Words Worth Noting - October 20, 2022

“I am inclined to think tradition has more of the sobriety of truth.”

G.K. Chesterton in America July 23, 1927, quoted in “Chesterton for Today” in Gilbert The Magazine of the Society of G.K. Chesterton Vol. 25 #3 (Jan.-Feb. 2022) [I know I’ve been leaning heavily on GKC in recent items, but when someone says so many prescient things it’s a sign worth noting]

Words Worth Noting - October 16, 2022

“But in the end, being free means being able to be responsible. And ultimately, ‘it means being responsible to God and not to man.’”

Dale Ahlquist in Gilbert The Magazine of the Society of G.K. Chesterton Vol. 25 #2 (Nov.-Dec 2021) [the quoted bit almost certainly from G.K. Chesterton in the 3rd edition of G.K.’s Weekly March-September 1926]

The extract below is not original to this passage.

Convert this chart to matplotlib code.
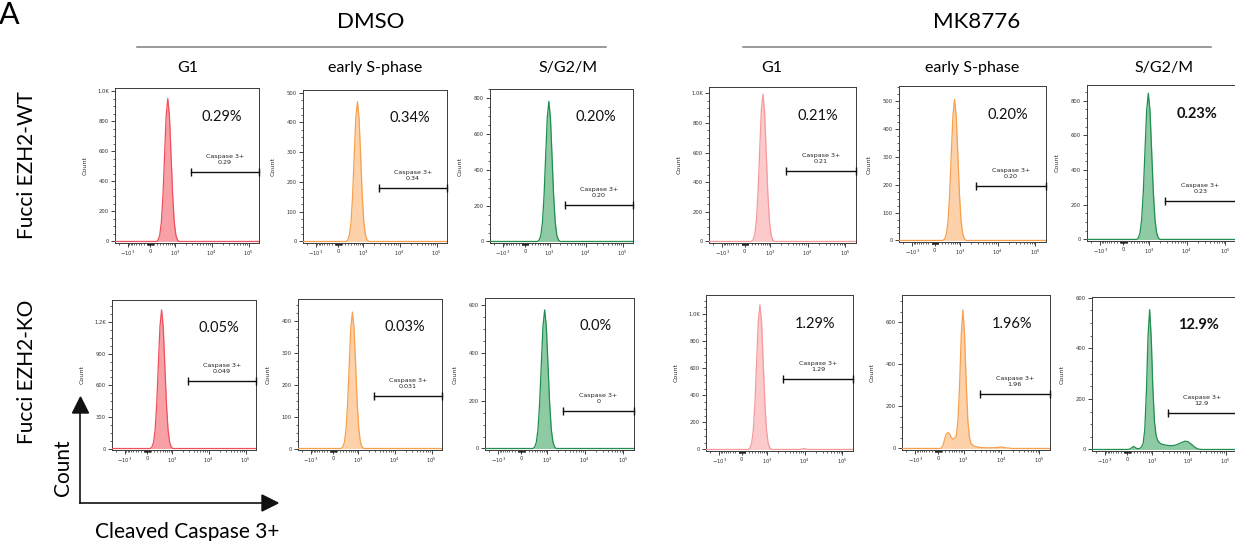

Words Worth Noting - October 14, 2022

“So much must be said against the man of fashion. But, in fairness to him, it must be admitted that he is not alone in being frivolous: other classes of men share the reproach. Thus for instance, bishops are generally frivolous, moral teachers are generally frivolous. Philosophers and poets are often frivolous; politicians are always frivolous. For if frivolity signifies this lack of grasp of the fulness and the value of things, it must have a great many forms besides that of mere levity and pleasure-seeking. A great many people have a fixed idea that irreverence, for instance, consists chiefly in making jokes. But it is quite possible to be irreverent with a diction devoid of the slightest touch of indecorum, and with a soul unpolluted by a tinge of humour.... To say a thing with a touch of humour is not to say it in vain. To say a thing with a touch of satire or individual criticism is not to say it in vain. To say a thing even fantastically, like some fragment from the scripture of Elfand, is not to say it in vain. But to say a thing with a pompous and unmeaning gravity; to say a thing so that it shall be at once bigoted and vague; to say a thing so that it shall be indistinct at the same moment that it is literal; to say a thing so that the most decorous listener shall not at the end of it really know why in the name of all things you should have said it or he should have listened to it – this is veritably and in the weighty sense of those ancient Mosaic words to take that thing in vain. The Name is taken in vain many times more often by preachers than it is by secularists.”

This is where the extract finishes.